# Philippines Travel Advice - UK Government



## pagbati (Apr 9, 2014)

This just in from the UK Government re Philippines Travel Advice.

_'4:39pm, 31 July 2018: Latest update: Terrorism section – factual update; a vehicle based IED exploded at a checkpoint in Lamitan City on the island of Basilan in Western Mindanao on 31 July 2018 causing a number of fatalities.'_

Purely for information.


----------



## pagbati (Apr 9, 2014)

*Latest update from UK Government re Philippines Travel Advice*

_'3:03pm, 13 August 2018: Latest update: Terrorism section (Kidnapping) – addition of information; the local authorities in Palawan have recently warned the public of a heightened risk from kidnapping; if in the area, you should follow the advice of local security and remain vigilant at all times.'
_
As always, purely for info.


----------



## Manitoba (Jun 25, 2014)

The Canadian government emailed me a similar warning.
_
Dear Canadians, 

You are receiving this email because you are registered with the Government of Canada's Registration of Canadians Abroad service. Please share the following important information with other Canadian nationals in your area.

The Travel Advice and Advisory for the Philippines has recently been updated. Authorities in Palawan are advising the public of a credible kidnapping threat on the island. Foreigners may be targeted.
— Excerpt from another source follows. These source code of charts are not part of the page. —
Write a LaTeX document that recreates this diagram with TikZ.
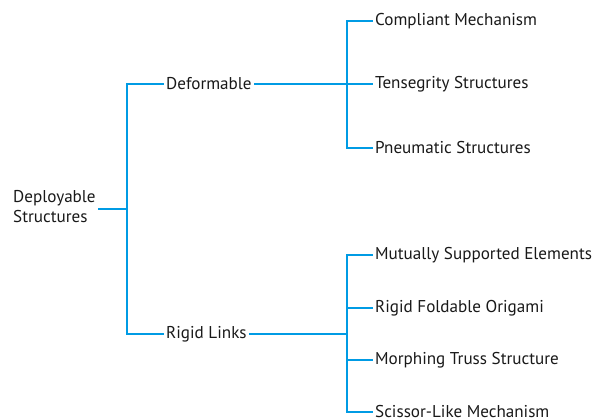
\documentclass[tikz,border=0pt]{standalone}
\usepackage{fontspec}
\setmainfont{PT Sans}
\definecolor{linkblue}{RGB}{0,155,228}
\begin{document}
\begin{tikzpicture}[x=1pt,y=-1pt,
  lbl/.style={font=\fontsize{17.1}{20}\selectfont, inner xsep=2.5pt, inner ysep=0pt, anchor=west, text=black!90},
  link/.style={draw=linkblue, line width=2.6pt, line join=miter}]
\useasboundingbox (0,0) rectangle (595,420);

% tree nodes
\node[lbl, align=left] (root) at (10.5,207) {Deployable\\Structures};
\node[lbl] (def) at (163.5,84) {Deformable};
\node[lbl] (rig) at (163.5,334) {Rigid Links};

\node[lbl] (c1) at (372.5,21) {Compliant Mechanism};
\node[lbl] (c2) at (372.5,84) {Tensegrity Structures};
\node[lbl] (c3) at (372.5,148) {Pneumatic Structures};

\node[lbl] (r1) at (372.5,255) {Mutually Supported Elements};
\node[lbl] (r2) at (372.5,308) {Rigid Foldable Origami};
\node[lbl] (r3) at (372.5,360) {Morphing Truss Structure};
\node[lbl] (r4) at (372.5,412) {Scissor-Like Mechanism};

% branch points
\coordinate (j0) at (127,209);
\coordinate (j1) at (347,84);
\coordinate (j2) at (347,334);

% connectors
\draw[link] (root.east |- j0) -- (j0);
\draw[link] (def.west) -| (j0) |- (rig.west);

\draw[link] (def.east) -- (j1);
\draw[link] (c1.west) -| (j1) |- (c3.west);
\draw[link] (j1) -- (c2.west);

\draw[link] (rig.east) -- (j2);
\draw[link] (r1.west) -| (j2) |- (r4.west);
\draw[link] (r2.west -| j2) -- (r2.west);
\draw[link] (r3.west -| j2) -- (r3.west);
\end{tikzpicture}
\end{document}
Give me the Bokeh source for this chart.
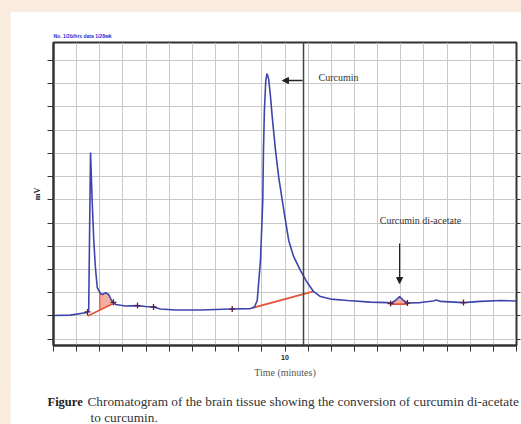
import numpy as np
from bokeh.plotting import figure
from bokeh.models import (Range1d, FixedTicker, LinearAxis, Span, Label, Arrow,
                          NormalHead)
from bokeh.core.properties import value
from bokeh.layouts import column
from bokeh.embed import file_html
from bokeh.resources import INLINE

# ---- data ----
time_min = [0.00, 0.73, 1.45, 1.52, 1.56, 1.60, 1.67, 1.74, 1.81, 1.89, 2.03, 2.12,
            2.25, 2.38, 2.51, 2.68, 3.11, 3.63, 3.97, 4.32, 4.62, 5.27, 6.35, 7.65,
            8.51, 8.68, 8.80, 8.94, 9.04, 9.07, 9.11, 9.17, 9.22, 9.29, 9.37, 9.45,
            9.59, 9.73, 9.95, 10.16, 10.37, 10.67, 10.93, 11.23, 11.53, 11.97, 12.70,
            13.69, 14.43, 14.56, 14.77, 14.95, 15.12, 15.29, 15.85, 16.41, 16.54,
            16.72, 17.71, 18.44, 19.31, 20.00]
signal_mv = [1.01, 1.03, 1.14, 1.23, 4.68, 8.04, 5.97, 4.25, 3.08, 2.22, 1.96, 1.92,
             2.00, 1.92, 1.66, 1.49, 1.42, 1.44, 1.40, 1.38, 1.29, 1.25, 1.25, 1.29,
             1.31, 1.38, 1.66, 3.38, 5.97, 8.13, 9.85, 11.14, 11.44, 11.23, 10.49, 9.55,
             8.13, 6.96, 5.54, 4.25, 3.56, 2.95, 2.48, 2.05, 1.83, 1.72, 1.66,
             1.59, 1.57, 1.53, 1.66, 1.83, 1.66, 1.55, 1.57, 1.64, 1.68,
             1.62, 1.57, 1.62, 1.66, 1.64]

base1_t = [1.47, 2.59]
base1_y = [0.99, 1.53]
base2_t = [8.60, 11.23]
base2_y = [1.34, 2.05]
base3_t = [14.56, 15.29]
base3_y = [1.50, 1.50]
fill1_range = [2.00, 2.57]
fill3_range = [14.60, 15.25]

event_t = [1.47, 2.59, 3.63, 4.32, 7.72, 14.56, 15.29, 17.71]

x_ticks = list(range(0, 21))
y_ticks = list(range(0, 13))
x_tick_label = {10: "10"}

caption_bold = "Figure"
caption_line1 = "Chromatogram of the brain tissue showing the conversion of curcumin di-acetate"
caption_line2 = "to curcumin."

BLUE = "#3d45ad"
RED = "#e2573c"
DARK = "#333333"
SERIF = "Liberation Serif"
BEIGE = "#F9EBDE"

p = figure(width=511, height=377, x_range=Range1d(0, 20), y_range=Range1d(-0.28, 12.78),
           output_backend="svg", toolbar_location=None,
           min_border_left=43, min_border_right=5, min_border_top=31, min_border_bottom=43,
           background_fill_color="white", border_fill_color="white")
p.margin = (11, 0, 0, 10)

p.title.text = "No. 1/2b/hrs  data 1/28wk"
p.title.text_font_size = "5px"
p.title.text_color = "#2a2ad0"
p.title.text_font_style = "bold"
p.title.standoff = 7

p.outline_line_color = DARK
p.outline_line_width = 2

p.xaxis.ticker = FixedTicker(ticks=x_ticks)
p.xaxis.major_label_overrides = {t: x_tick_label.get(t, "") for t in x_ticks}
p.xaxis.major_label_text_font_size = "7px"
p.xaxis.major_label_text_font_style = "bold"
p.xaxis.major_label_text_color = "#222222"
p.xaxis.major_label_standoff = 3
p.xaxis.major_tick_out = 6
p.xaxis.major_tick_in = 0
p.xaxis.minor_tick_line_color = None
p.xaxis.axis_line_color = DARK
p.xaxis.axis_line_width = 2
p.xaxis.major_tick_line_color = DARK
p.xaxis.axis_label = "Time (minutes)"
p.xaxis.axis_label_text_font = SERIF
p.xaxis.axis_label_text_font_size = "10px"
p.xaxis.axis_label_text_font_style = "normal"
p.xaxis.axis_label_text_color = "#555555"
p.xaxis.axis_label_standoff = 4

p.yaxis.ticker = FixedTicker(ticks=y_ticks)
p.yaxis.major_label_overrides = {t: "" for t in y_ticks}
p.yaxis.major_label_text_font_size = "6px"
p.yaxis.major_label_standoff = 0
p.yaxis.major_tick_out = 6
p.yaxis.major_tick_in = 0
p.yaxis.minor_tick_line_color = None
p.yaxis.axis_line_color = DARK
p.yaxis.axis_line_width = 2
p.yaxis.major_tick_line_color = DARK
p.yaxis.axis_label = "mV"
p.yaxis.axis_label_text_font = SERIF
p.yaxis.axis_label_text_font_size = "8px"
p.yaxis.axis_label_text_font_style = "bold"
p.yaxis.axis_label_text_color = "#222222"
p.yaxis.axis_label_standoff = 6

right_axis = LinearAxis(ticker=FixedTicker(ticks=y_ticks),
                        major_label_overrides={t: "" for t in y_ticks},
                        major_label_text_font_size="6px",
                        major_label_standoff=0, major_tick_out=4, major_tick_in=0,
                        minor_tick_line_color=None, axis_line_color=DARK,
                        major_tick_line_color=DARK)
p.add_layout(right_axis, "right")

p.grid.grid_line_color = "#c8c8c8"
p.grid.grid_line_width = 1

# vertical marker line
p.add_layout(Span(location=10.8, dimension="height", line_color="#444444", line_width=1.5))

tt = np.array(time_min)
yy = np.array(signal_mv)

# red shaded areas under small peaks
for rng, bt, by in [(fill1_range, base1_t, base1_y), (fill3_range, base3_t, base3_y)]:
    mask = (tt > rng[0]) & (tt < rng[1])
    ft = np.concatenate([[rng[0]], tt[mask], [rng[1]]])
    fy = np.interp(ft, tt, yy)
    fb = np.interp(ft, bt, by)
    p.varea(x=ft, y1=fb, y2=fy, fill_color="#f29a86", fill_alpha=0.8)
    p.segment(x0=[rng[0]], y0=[np.interp(rng[0], bt, by)], x1=[rng[0]],
              y1=[np.interp(rng[0], tt, yy)], line_color=RED, line_width=1.2)

# baselines
for bt, by in [(base1_t, base1_y), (base2_t, base2_y), (base3_t, base3_y)]:
    p.line(bt, by, line_color=RED, line_width=1.8)

# trace
p.line(time_min, signal_mv, line_color=BLUE, line_width=1.6)

# integration event marks
ev_y = np.interp(event_t, tt, yy)
p.scatter(event_t, ev_y, marker="cross", size=6, line_color="#5a2040", line_width=1.3)

# annotations
p.add_layout(Label(x=11.45, y=11.27, text="Curcumin", text_font=SERIF, text_font_size="10px",
                   text_color=DARK, text_baseline="middle", text_align="left"))
p.add_layout(Arrow(end=NormalHead(size=6, fill_color="#222222", line_color="#222222"),
                   x_start=10.76, y_start=11.14, x_end=9.89, y_end=11.14,
                   line_color="#222222", line_width=1.5))
p.add_layout(Label(x=15.85, y=5.11, text="Curcumin di-acetate", text_font=SERIF,
                   text_font_size="10px", text_color=DARK, text_baseline="middle",
                   text_align="center"))
p.add_layout(Arrow(end=NormalHead(size=6, fill_color="#222222", line_color="#222222"),
                   x_start=14.95, y_start=4.12, x_end=14.95, y_end=2.39,
                   line_color="#222222", line_width=1.2))

# caption strip below the chart (pixel coordinates, y measured from its top)
cap = figure(width=511, height=37, x_range=Range1d(0, 511), y_range=Range1d(37, 0),
             output_backend="svg", toolbar_location=None, x_axis_type=None, y_axis_type=None,
             min_border=0, outline_line_color=None,
             background_fill_color="white", border_fill_color="white")
cap.margin = (-1, 0, 0, 10)
cap.text(x=[37], y=[14], text=[caption_bold], text_font=value(SERIF), text_font_size="12.5px",
         text_font_style="bold", text_color="#222222", text_baseline="middle")
cap.text(x=[77, 80], y=[14, 29.5], text=[caption_line1, caption_line2], text_font=value(SERIF),
         text_font_size="13.3px", text_color="#333333", text_baseline="middle")

top_block = column(p, styles={"background-color": BEIGE})
bottom_block = column(cap, styles={"background-color": BEIGE})
open("out.html", "w").write(file_html([top_block, bottom_block], INLINE))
If you are on the island:

•be vigilant at all times
•take extra security precautions
•speak to staff at your hotel about the security measures in place 
•follow the advice of local authorities 
•monitor local news reports_


----------



## pagbati (Apr 9, 2014)

_'Latest update: Typhoon Yutu (local name Rosita) is expected to make landfall in northern and central Luzon on 30 October; flooding and landslides are expected; you should monitor weather and travel updates, and follow the advice of local authorities.

Summary of additional information on travel during All Saint’s Day and All Soul’s Day, which will be observed on 1 and 2 November in the Philippines. Many people travel to their home provinces to visit family graves. Transport hubs and ports, including airports, will be very busy during this period. You should allow extra time if you are planning to travel during this busy time, or across the weekend.' _ 

Purely for info.


----------



## Slaleh Raiyshi (Oct 30, 2018)

Terrorism is a worldwide issue. No one can guarantee you are safe in your own back garden at home. Be careful everywhere, avoid known high risk areas.


----------



## pagbati (Apr 9, 2014)

Slaleh Raiyshi said:


> Terrorism is a worldwide issue. No one can guarantee you are safe in your own back garden at home. Be careful everywhere, avoid known high risk areas.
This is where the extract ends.